Sensitivity of Auto-Segmentation to CT Reconstruction Algorithms
Mittelstaedt D, Klahr P, Nejad-Davarani S, Schulz H, Goshen L, Morris E, and Glide-Hurst C. Sensitivity of auto-segmentation to CT reconstruction algorithms. Med Phys 2017; 44(6):3302.
Purpose: In effort to reduce imaging dose while maintaining image quality, low-dose computed tomography (CT) coupled with hybrid iterative reconstruction (HIR) or model-based iterative reconstruction (MBIR) is gaining momentum. However, it is unknown how their application may impact autosegmentation frequently used for treatment planning.
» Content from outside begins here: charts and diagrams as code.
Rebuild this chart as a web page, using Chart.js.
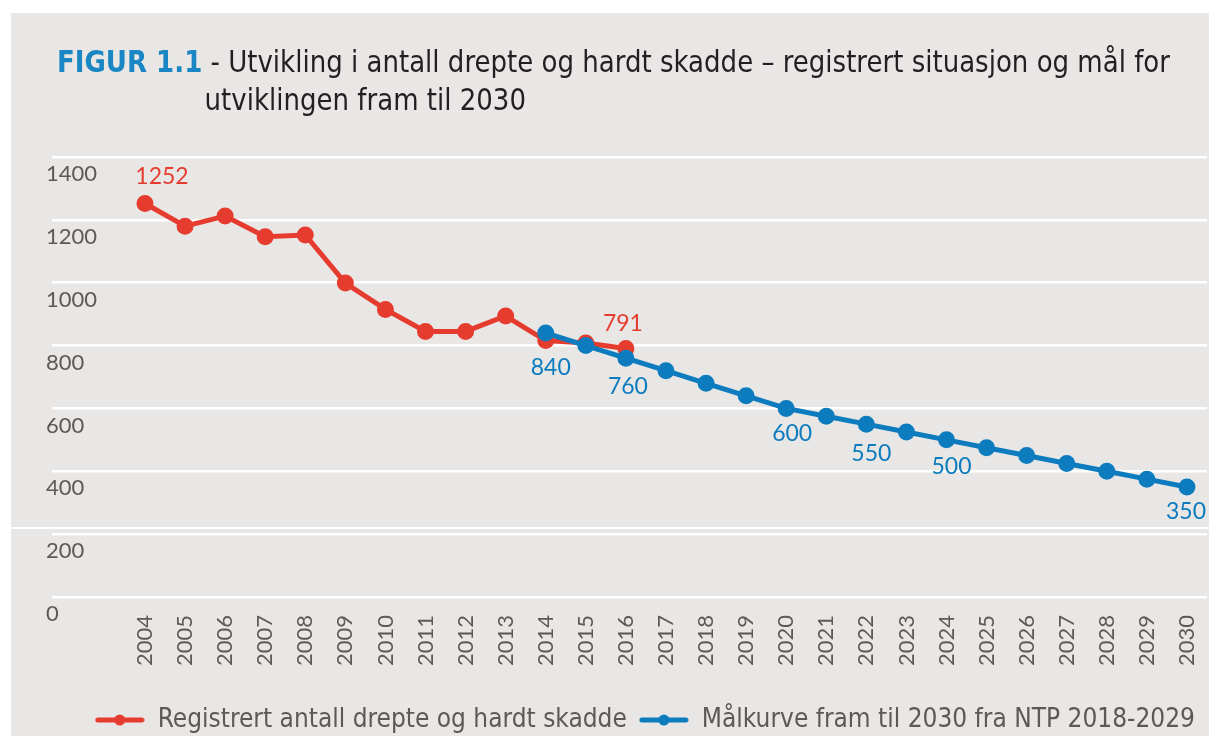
<!DOCTYPE html>
<html>
<head>
<meta charset="utf-8">
<script src="https://cdn.jsdelivr.net/npm/chart.js@4"></script>
<style>
  html, body { margin: 0; padding: 0; background: #ffffff; }
  #wrap { position: relative; width: 1209px; height: 736px; overflow: hidden; }
  #panel { position: absolute; left: 11px; top: 13px; right: 0; bottom: 0; background: #e8e7e5; }
  #seam { position: absolute; left: 11px; right: 0; top: 527px; height: 2px; background: #ffffff; }
  #title { position: absolute; left: 57px; top: 42px; font-family: "Liberation Sans Narrow", "DejaVu Sans Condensed", sans-serif;
           font-size: 31px; line-height: 38px; color: #231f20; white-space: nowrap; transform-origin: 0 0; }
  #title .fig { color: #1a87c4; font-weight: bold; }
  #title .l2 { position: absolute; left: 158px; top: 38px; transform-origin: 0 0; }
  canvas { position: absolute; left: 0; top: 0; }
</style>
</head>
<body>
<div id="wrap">
  <div id="panel"></div>
  <div id="seam"></div>
  <div id="title">
    <span id="l1"><span class="fig">FIGUR 1.1</span> - Utvikling i antall drepte og hardt skadde – registrert situasjon og mål for</span>
    <span class="l2" id="l2">utviklingen fram til 2030</span>
  </div>
  <canvas id="myChart" width="1209" height="736"></canvas>
</div>
<script>
const years = [2004, 2005, 2006, 2007, 2008, 2009, 2010, 2011, 2012, 2013, 2014, 2015, 2016, 2017,
  2018, 2019, 2020, 2021, 2022, 2023, 2024, 2025, 2026, 2027, 2028, 2029, 2030];
const registrert = [1252, 1180, 1212, 1146, 1152, 999, 915, 845, 845, 894, 816, 808, 791]; // 2004-2016
const malkurve = [840, 800, 760, 720, 680, 640, 600, 575, 550, 525, 500, 475, 450, 425, 400, 375, 350]; // 2014-2030
const yTicks = [0, 200, 400, 600, 800, 1000, 1200, 1400];
const seriesNames = ['Registrert antall drepte og hardt skadde', 'Målkurve fram til 2030 fra NTP 2018-2029'];

const red = '#e63c2f';
const blue = '#0d7cbf';
const grey = '#5e5957';

// squeeze the title to the condensed width of the original
const l1 = document.getElementById('l1');
const sx = (1170 - 57) / l1.getBoundingClientRect().width;
document.getElementById('title').style.transform = 'scaleX(' + sx + ')';

// which points get a value label, and how far the text sits from the point
const labelOffsets = [
  { 0: [17, -27], 12: [-3, -25] },
  { 0: [5, 35], 2: [2, 28], 6: [6, 25], 8: [5, 29], 10: [5, 27], 16: [-1, 25] }
];

function legendMarker(color) {
  const c = document.createElement('canvas');
  c.width = 50; c.height = 14;
  const g = c.getContext('2d');
  g.strokeStyle = color; g.lineWidth = 5; g.lineCap = 'round';
  g.beginPath(); g.moveTo(3, 7); g.lineTo(47, 7); g.stroke();
  g.fillStyle = color;
  g.beginPath(); g.arc(25, 7, 5.5, 0, Math.PI * 2); g.fill();
  return c;
}
const markers = [legendMarker(red), legendMarker(blue)];

const valueLabels = {
  id: 'valueLabels',
  afterDatasetsDraw(chart) {
    const ctx = chart.ctx;
    ctx.save();
    ctx.font = '23px Lato, "Open Sans", sans-serif';
    ctx.textAlign = 'center';
    ctx.textBaseline = 'middle';
    chart.data.datasets.forEach((ds, d) => {
      const meta = chart.getDatasetMeta(d);
      Object.keys(labelOffsets[d]).forEach(k => {
        const pt = meta.data[k];
        const off = labelOffsets[d][k];
        ctx.fillStyle = ds.borderColor;
        ctx.fillText(String(ds.data[k].y), pt.x + off[0], pt.y + off[1]);
      });
    });
    ctx.restore();
  }
};

// no side padding for the rotated year labels, so the grid runs to the panel edge
const noSidePadding = s => { s.paddingLeft = 0; s.paddingRight = 0; };

const ctx = document.getElementById('myChart');

new Chart(ctx, {
  type: 'line',
  data: {
    datasets: [{
      label: seriesNames[0],
      data: registrert.map((v, i) => ({ x: years[i], y: v })),
      borderColor: red,
      backgroundColor: red,
      borderWidth: 5,
      pointRadius: 6,
      pointHoverRadius: 6,
      order: 1
    }, {
      label: seriesNames[1],
      data: malkurve.map((v, i) => ({ x: years[i + 10], y: v })),
      borderColor: blue,
      backgroundColor: blue,
      borderWidth: 5,
      pointRadius: 6,
      pointHoverRadius: 6,
      order: 0
    }]
  },
  options: {
    responsive: false,
    animation: false,
    devicePixelRatio: 1,
    layout: { autoPadding: false, padding: { left: 52, right: 2, top: 157, bottom: -7 } },
    plugins: {
      tooltip: { enabled: false },
      legend: {
        position: 'bottom',
        align: 'end',
        labels: {
          usePointStyle: true,
          pointStyleWidth: 50,
          padding: 12,
          color: grey,
          font: { family: '"Liberation Sans Narrow", "DejaVu Sans Condensed", sans-serif', size: 26 },
          sort: (a, b) => a.datasetIndex - b.datasetIndex,
          generateLabels: chart => Chart.defaults.plugins.legend.labels.generateLabels(chart)
            .map(l => Object.assign(l, { pointStyle: markers[l.datasetIndex] }))
        }
      }
    },
    scales: {
      x: {
        type: 'linear',
        min: 2001.68,
        max: 2030.5,
        afterBuildTicks: s => { s.ticks = years.map(v => ({ value: v })); },
        afterFit: s => { s.height = 98; noSidePadding(s); },
        afterUpdate: noSidePadding,
        grid: { display: false, drawTicks: false },
        border: { display: false },
        ticks: {
          autoSkip: false,
          minRotation: 90,
          maxRotation: 90,
          padding: 18,
          color: grey,
          font: { family: 'Lato, "Open Sans", sans-serif', size: 22 },
          callback: v => String(v)
        }
      },
      y: {
        min: 0,
        max: 1400,
        afterBuildTicks: s => { s.ticks = yTicks.map(v => ({ value: v })); },
        grid: { color: '#ffffff', lineWidth: 2.5, drawTicks: false },
        border: { display: false },
        ticks: {
          mirror: true,
          padding: -2,
          labelOffset: 17,
          color: grey,
          font: { family: 'Lato, "Open Sans", sans-serif', size: 22 },
          callback: v => String(v)
        }
      }
    }
  },
  plugins: [valueLabels]
});
</script>
</body>
</html>
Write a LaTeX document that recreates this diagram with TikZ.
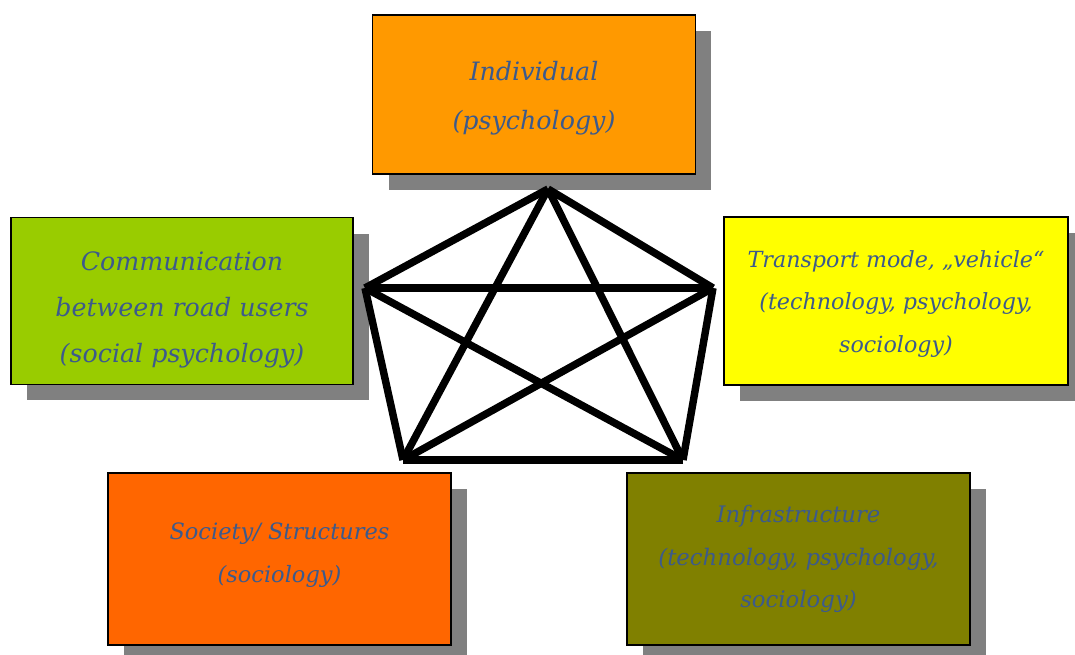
\documentclass[tikz,border=0pt]{standalone}
\usepackage{fontspec}
\setmainfont{DejaVu Serif}
\usetikzlibrary{shadows}
\usetikzlibrary{calc}

\definecolor{txtblue}{RGB}{60,90,140}
\definecolor{indivorange}{RGB}{255,153,0}
\definecolor{commgreen}{RGB}{153,204,0}
\definecolor{vehyellow}{RGB}{255,255,0}
\definecolor{socorange}{RGB}{255,102,0}
\definecolor{infraolive}{RGB}{128,128,0}

\begin{document}
\begin{tikzpicture}[x=0.025cm,y=-0.025cm,
   area/.style={draw=black,line width=1.2pt,
      drop shadow={shadow xshift=0.4cm,shadow yshift=-0.4cm,fill=black!50,opacity=1}},
   areatext/.style={align=center,text=txtblue},
   link/.style={line width=5.3pt}]

\clip (0,0) rectangle (1075,655);

\node[area,fill=indivorange,minimum width=8.07cm,minimum height=3.97cm] (indiv) at (534,94.5) {};
\node[area,fill=commgreen,minimum width=8.55cm,minimum height=4.17cm] (comm) at (182,301) {};
\node[area,fill=vehyellow,minimum width=8.59cm,minimum height=4.2cm] (veh) at (896,301) {};
\node[area,fill=socorange,minimum width=8.57cm,minimum height=4.3cm] (soc) at (279.5,559) {};
\node[area,fill=infraolive,minimum width=8.57cm,minimum height=4.3cm] (infra) at (798.5,559) {};

\node[areatext,font=\itshape\fontsize{18}{35}\selectfont] (indivtxt) at ($(indiv)+(0,4)$)
   {Individual\\(psychology)};
\node[areatext,font=\itshape\fontsize{18}{33}\selectfont] (commtxt) at ($(comm)+(0,9)$)
   {Communication\\between road users\\(social psychology)};
\node[areatext,font=\itshape\fontsize{15.8}{30.5}\selectfont] (vehtxt) at ($(veh)+(0,3)$)
   {Transport mode, „vehicle“\\(technology, psychology,\\sociology)};
\node[areatext,font=\itshape\fontsize{16}{31}\selectfont] (soctxt) at ($(soc)+(0,-4)$)
   {Society/ Structures\\(sociology)};
\node[areatext,font=\itshape\fontsize{16.2}{30}\selectfont] (infratxt) at (infra)
   {Infrastructure\\(technology, psychology,\\sociology)};

\coordinate (p1) at (548,189);
\coordinate (p2) at (713,288);
\coordinate (p3) at (683,460);
\coordinate (p4) at (403,460);
\coordinate (p5) at (365,288);

% every corner joined to every other one
\foreach \i/\j in {1/2,2/3,3/4,4/5,5/1,1/3,3/5,5/2,2/4,4/1}
  {\draw[link] (p\i)--(p\j);}

\end{tikzpicture}
\end{document}
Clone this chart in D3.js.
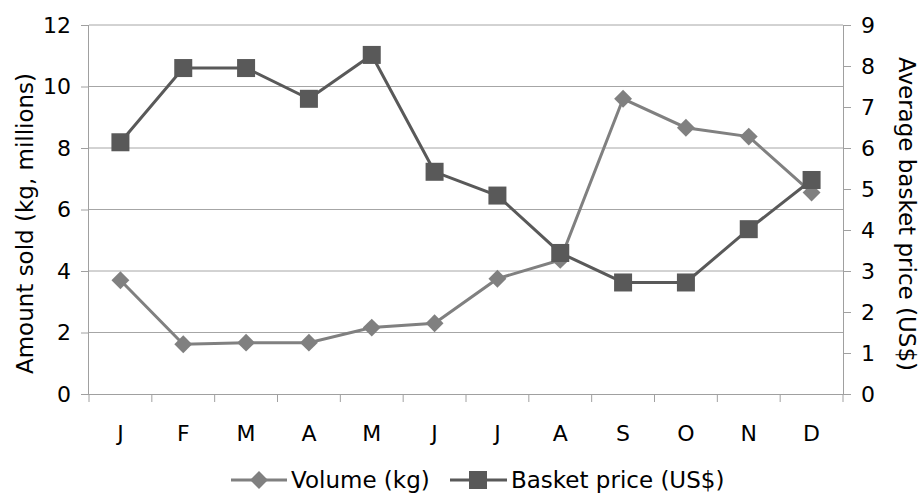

This work explores the sensitivity and performance of a hybrid atlas and model-based segmentation algorithm in the prostate and head and neck (H&N) across several reconstruction algorithms. Methods: A sensitivity study was conducted by reconstructing raw CT sinograms for 5 prostate and H&N cancer cases with the following settings: standard filtered backprojection (FBP), HIR levels 1-6 (quantum mottle noise reductions of 0.89 to 0.55, respectively), and MBIR (Level 3, soft and standard filters). Reconstructed CTs were then inputted into previously validated auto-segmentation software and agreement was determined based on volume and Dice similarity coefficient (DSC), using FBP as the gold standard. Results: In regions with discrete attenuation differences (i.e. femur, sacrum, and pelvis bones for prostate and mandible and brain for H&N), HIR and MBIR segmentations agreed well with FBP (DSC > 0.98, volume differences < 2%). Bladder, eyes, brainstem, and parotid segmentations were generally insensitive to HIR and MBIR settings (DSC > 0.90). Smaller, complex H&N organs had increased variability with reconstruction algorithm including the optic nerves, (DSC 0.59-0.89, ∼30% larger than FBP) and pharyngeal constrictors (DSC 0.71-0.83, ∼20% smaller than FBP). In pelvis, patient-specific Results were obtained for the rectum (DSC 0.73- 0.90) and seminal vesicles (DSC 0.46-0.93), suggesting that additional modifications may be required. In small organs (i.e., lens and cochlea), auto-segmentation was not as reliable. Conclusion: Auto-segmentation was robust for HIR and MBIR for high contrast structures. Soft tissue organs are likely to need additional physician modifications to ensure accuracy. Future work will include benchmarking against physician contours and identifying when MBIR offers potential to improve auto-segmentation performance.